Several reviewers criticize Honda for not using a V6 engine in the CR-V, as some cars in its class employ, but MSN Autos defends Honda's choice. "No V6 is offered because Honda is a firm believer in 4-cylinder engines ... a V6 with more power than the 4-cylinder would add too much weight, which would adversely affect handling and fuel economy." However, the reviewer also says that a V6 should at least be an optional purchase.

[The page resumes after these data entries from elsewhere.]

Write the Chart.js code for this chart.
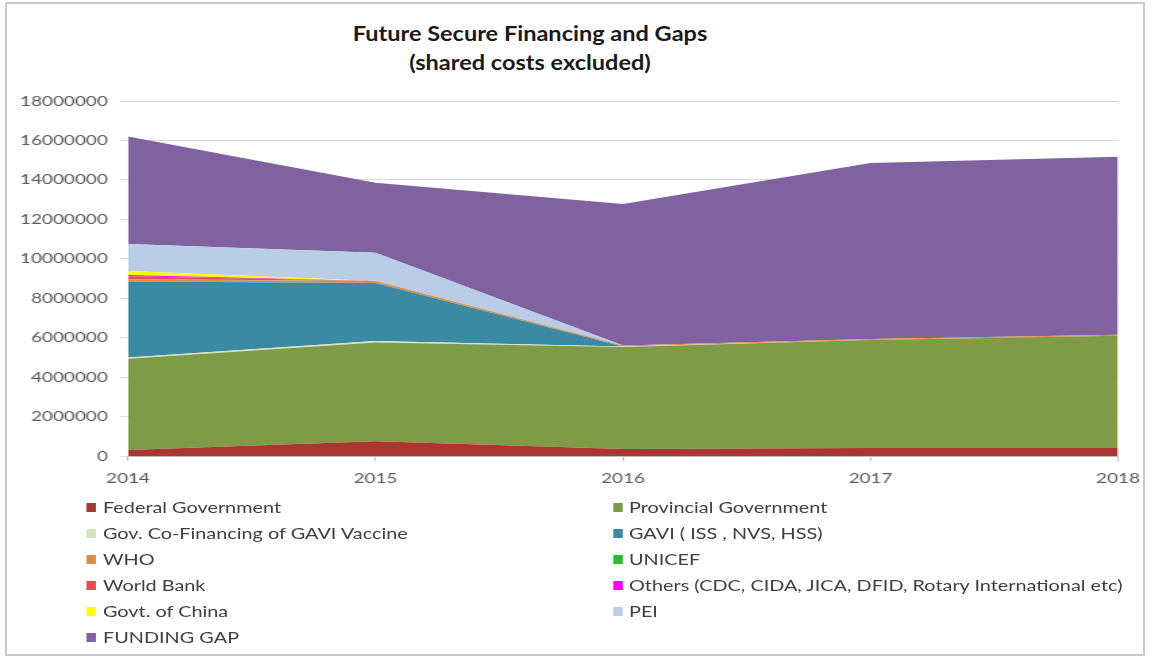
<!DOCTYPE html>
<html>
<head>
<meta charset="utf-8">
<script src="https://cdn.jsdelivr.net/npm/chart.js@4/dist/chart.umd.min.js"></script>
<style>
  html, body { margin: 0; padding: 0; background: #fff; }
  body { width: 1151px; height: 662px; position: relative; overflow: hidden; font-family: Lato, "Open Sans", sans-serif; }
  #frame { position: absolute; left: 5px; top: 2px; width: 1140px; height: 654px; border: 2px solid #c9c9c9; box-sizing: border-box; }
  #title { position: absolute; left: 280px; width: 500px; top: 18px; text-align: center; font-weight: bold; font-size: 21px; line-height: 29px; color: #1a1a1a; transform: scaleX(1.12); transform-origin: 250px 0; }
  #wrap { position: absolute; left: 0; top: 0; width: 852px; height: 662px; transform-origin: 0 0; }
  #chartBox { position: absolute; left: 0; top: 0; width: 852px; height: 490px; }
  #legend { position: absolute; left: 0; top: 0; width: 852px; height: 662px; }
  .li { position: absolute; font-size: 14.7px; color: #404040; white-space: nowrap; line-height: 18px; }
  .mk { position: absolute; width: 6.7px; height: 9px; }
</style>
</head>
<body>
<div id="frame"></div>
<div id="title">Future Secure Financing and Gaps<br>(shared costs excluded)</div>
<div id="wrap">
  <div id="chartBox"><canvas id="c"></canvas></div>
  <div id="legend"></div>
</div>
<script>
// ---- data ----
const years = ['2014', '2015', '2016', '2017', '2018'];
const yTicks = [0, 2000000, 4000000, 6000000, 8000000, 10000000, 12000000, 14000000, 16000000, 18000000];

const federalGov    = [300000, 750000, 350000, 400000, 400000];
const provincialGov = [4630000, 5000000, 5180000, 5480000, 5700000];
const govCoFinGavi  = [70000, 80000, 20000, 0, 0];
const gavi          = [3850000, 2940000, 0, 0, 0];
const who           = [100000, 100000, 50000, 50000, 50000];
const unicef        = [20000, 0, 0, 0, 0];
const worldBank     = [150000, 0, 0, 0, 0];
const others        = [60000, 0, 0, 0, 0];
const govtChina     = [200000, 0, 0, 0, 0];
const pei           = [1370000, 1430000, 0, 0, 0];
const fundingGap    = [5450000, 3550000, 7180000, 8930000, 9020000];

const seriesNames = ['Federal Government', 'Provincial Government', 'Gov. Co-Financing of GAVI Vaccine',
  'GAVI ( ISS , NVS, HSS)', 'WHO', 'UNICEF', 'World Bank',
  'Others (CDC, CIDA, JICA, DFID, Rotary International etc)', 'Govt. of China', 'PEI', 'FUNDING GAP'];
const seriesValues = [federalGov, provincialGov, govCoFinGavi, gavi, who, unicef, worldBank, others, govtChina, pei, fundingGap];
const seriesColors = ['#A93631', '#7F9B47', '#D3E3C0', '#3A8AA3', '#DD8E40', '#22C02E', '#E0504F',
  '#FF00FF', '#FFFF00', '#BACDE6', '#8062A1'];

// ---- layout constants ----
const S = 1151 / 852;             // horizontal stretch
document.getElementById('wrap').style.transform = 'scaleX(' + S + ')';
const plotLeft = 128 / S, plotRight = 1118 / S;

const datasets = seriesNames.map((n, i) => ({
  label: n,
  data: seriesValues[i],
  backgroundColor: seriesColors[i],
  borderColor: seriesColors[i],
  borderWidth: 0,
  pointRadius: 0,
  pointHoverRadius: 0,
  tension: 0,
  fill: i === 0 ? 'origin' : '-1'
}));

new Chart(document.getElementById('c'), {
  type: 'line',
  data: { labels: years, datasets },
  options: {
    responsive: true,
    maintainAspectRatio: false,
    animation: false,
    events: [],
    layout: { padding: { top: 101, right: 852 - plotRight, left: 0, bottom: 0 } },
    plugins: { legend: { display: false }, tooltip: { enabled: false }, title: { display: false } },
    scales: {
      x: {
        type: 'category',
        offset: false,
        grid: { drawOnChartArea: false, drawTicks: true, tickLength: 5, color: '#bfbfbf' },
        border: { color: '#bfbfbf', width: 1 },
        ticks: { font: { family: 'Lato', size: 14, lineHeight: 1.5 }, color: '#595959', padding: 7, maxRotation: 0, autoSkip: false },
        afterFit: s => { s.height = 34; }
      },
      y: {
        stacked: true,
        min: 0,
        max: 18000000,
        afterBuildTicks: s => { s.ticks = yTicks.map(v => ({ value: v })); },
        grid: { color: '#d9d9d9', tickLength: 6, drawTicks: true },
        border: { display: false },
        ticks: { font: { family: 'Lato', size: 14 }, color: '#595959', padding: 9, callback: v => String(v) },
        afterFit: s => { s.width = plotLeft; }
      }
    }
  }
});

// ---- HTML legend (two columns, row-major) ----
const lg = document.getElementById('legend');
const rowY = [507, 533, 559, 585, 611, 637];
seriesNames.forEach((n, i) => {
  const col = i % 2, row = Math.floor(i / 2);
  const mx = col === 0 ? 87 / S : 614 / S;
  const tx = col === 0 ? 103 / S : 629 / S;
  const mk = document.createElement('div');
  mk.className = 'mk';
  mk.style.left = mx + 'px';
  mk.style.top = (rowY[row] - 4.5) + 'px';
  mk.style.background = seriesColors[i];
  lg.appendChild(mk);
  const t = document.createElement('div');
  t.className = 'li';
  t.style.left = tx + 'px';
  t.style.top = (rowY[row] - 9) + 'px';
  t.textContent = n;
  lg.appendChild(t);
});
</script>
</body>
</html>
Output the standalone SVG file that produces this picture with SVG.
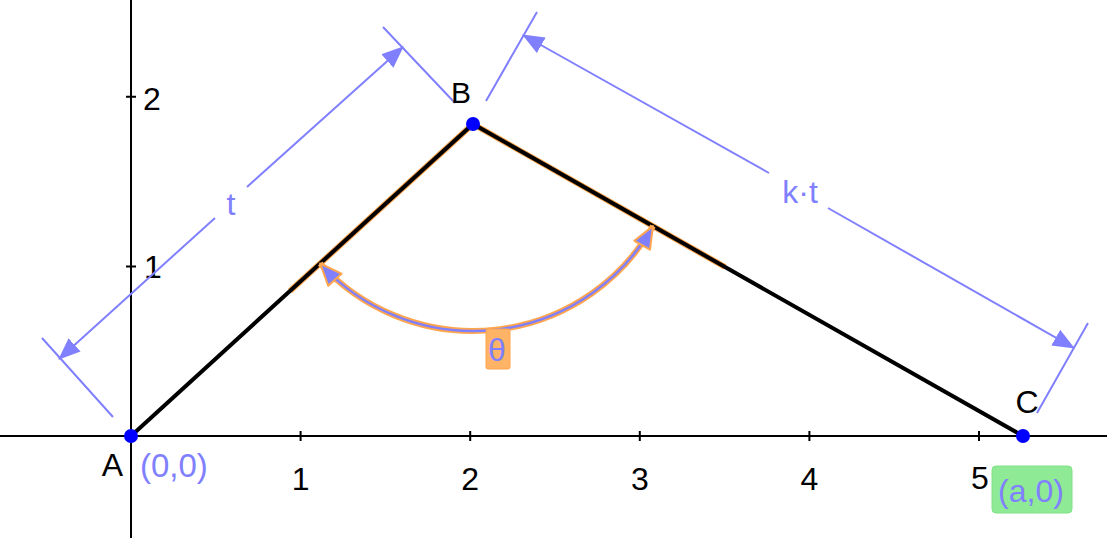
<svg xmlns="http://www.w3.org/2000/svg" width="1107" height="538" viewBox="0 0 1107 538">
<style>
text{font-family:"Liberation Sans",Arial,sans-serif;font-size:32px;}
.lbl{fill:#000;}
.dim{stroke:#8080ff;stroke-width:2;fill:none;}
.bl{fill:#8080ff;}
.ax{stroke:#000;stroke-width:2;fill:none;}
.seg{stroke:#000;stroke-width:4;fill:none;stroke-linecap:round;}
.pt{fill:#0000ff;}
</style>
<defs>
<marker id="ah" viewBox="0 0 22 18" refX="21" refY="9" markerWidth="22" markerHeight="18" markerUnits="userSpaceOnUse" orient="auto">
<path d="M0,0 L22,9 L0,18 z" fill="#8080ff"/>
</marker>
<marker id="aa" viewBox="-2 -2 26 22" refX="22" refY="9" markerWidth="26" markerHeight="22" markerUnits="userSpaceOnUse" orient="auto-start-reverse">
<path d="M0,0 L22,9 L0,18 z" fill="#8080ff" stroke="#ffa64d" stroke-width="2" stroke-linejoin="round"/>
</marker>
</defs>
<g id="axes">
<line class="ax" x1="0" y1="436" x2="1107" y2="436"/>
<line class="ax" x1="131" y1="0" x2="131" y2="538"/>
<path class="ax" d="M300.6,431V441M470.2,431V441M639.8,431V441M809.4,431V441M979,431V441M126,266.4H136M126,96.8H136"/>
<text class="lbl" x="300.6" y="490" text-anchor="middle">1</text>
<text class="lbl" x="470.2" y="490" text-anchor="middle">2</text>
<text class="lbl" x="639.8" y="490" text-anchor="middle">3</text>
<text class="lbl" x="809.4" y="490" text-anchor="middle">4</text>
<text class="lbl" x="980" y="489" text-anchor="middle">5</text>
<text class="lbl" x="144" y="278">1</text>
<text class="lbl" x="143" y="110">2</text>
</g>
<g id="connectors">
<path d="M290,291 L473,124 L725,267" fill="none" stroke="#ffa64d" stroke-width="6" stroke-linejoin="round"/>
<path class="seg" d="M131,436 L473,124 L1023,436"/>
<path class="dim" d="M113,417 L42,338 M455,103 L383,27 M486,101 L537,12 M1037,413 L1088,323"/>
<path class="dim" d="M215,218 L59,359" marker-end="url(#ah)"/>
<path class="dim" d="M247,187 L403,47" marker-end="url(#ah)"/>
<path class="dim" d="M769,173 L523,35" marker-end="url(#ah)"/>
<path class="dim" d="M828,208 L1074,348" marker-end="url(#ah)"/>
<text class="bl" x="231" y="215" text-anchor="middle">t</text>
<text class="bl" x="800" y="203" text-anchor="middle">k·t</text>
</g>
<g id="angle">
<path d="M320.1,263.5 A207,207 0 0 0 653,226.1" fill="none" stroke="#ffa64d" stroke-width="6"/>
<path d="M320.1,263.5 A207,207 0 0 0 653,226.1" fill="none" stroke="#8080ff" stroke-width="2.5" marker-start="url(#aa)" marker-end="url(#aa)"/>
<rect x="486" y="329" width="24" height="40" rx="2" fill="#ffb366" stroke="#ffa64d" stroke-width="1"/>
<text class="bl" x="497" y="361" text-anchor="middle">θ</text>
</g>
<g id="A">
<circle class="pt" cx="131" cy="436" r="7"/>
<text class="lbl" x="112.5" y="476" text-anchor="middle">A</text>
<text class="bl" x="140" y="477" font-size="33" style="font-size:33px">(0,0)</text>
</g>
<g id="B">
<circle class="pt" cx="473" cy="124" r="7"/>
<text class="lbl" x="461" y="103" style="font-size:30px" text-anchor="middle">B</text>
</g>
<g id="C">
<circle class="pt" cx="1023" cy="436" r="7"/>
<text class="lbl" x="1027" y="413" text-anchor="middle">C</text>
<rect x="992" y="466" width="80" height="47" rx="4" fill="#8eea94" stroke="#80e088" stroke-width="1"/>
<text class="bl" x="1031" y="502" text-anchor="middle">(a,0)</text>
</g>
</svg>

The CR-V comes standard with a five-speed automatic transmission in all trims, a change from previous models that also offered a manual transmission. Edmunds reports that this sole transmission has gearing that's "been massaged with a shorter first gear and final-drive ratio for improved response" and features a grade logic control system and drive-by-wire system that "keeps jerky throttle responses and clunky gearshifts under control."
Handling and Braking
The 2007 Honda CR-V's handling shines, according to most reviews. The car has unit-body construction, with MacPherson struts in the front and a multilink rear suspension. Standard on all trims is variable power-assisted rack-and-pinion steering, which helps provide a 37.8 feet curb-to-curb turning diameter. As Car and Driver noticed during its test drive, "the suspension was ideally tuned to soak up Detroit's worst potholes without trouble without allowing excessive lean while cornering."
For braking, the CR-V has 11.7-inch, power-assisted ventilated-front discs and 12-inch solid rear discs with anti-lock brakes. The CR-V's braking system also includes electronic brakeforce distribution, vehicle stability assist with traction control, and brake assist. As Cars.com sums up, "Braking was precise and will instill a lot of confidence in people going for a test drive."
Also notable is the 2007 Honda CR-V's option for either front-wheel or all-wheel drive. Many reviews note that considering the overall handling and braking system in the car, front-wheel drive should be more than adequate for most driving conditions. On the other hand, Carz Unlimited's reviewer finds that the real-time all-wheel drive "transfers more torque to the rear wheels when more traction is needed."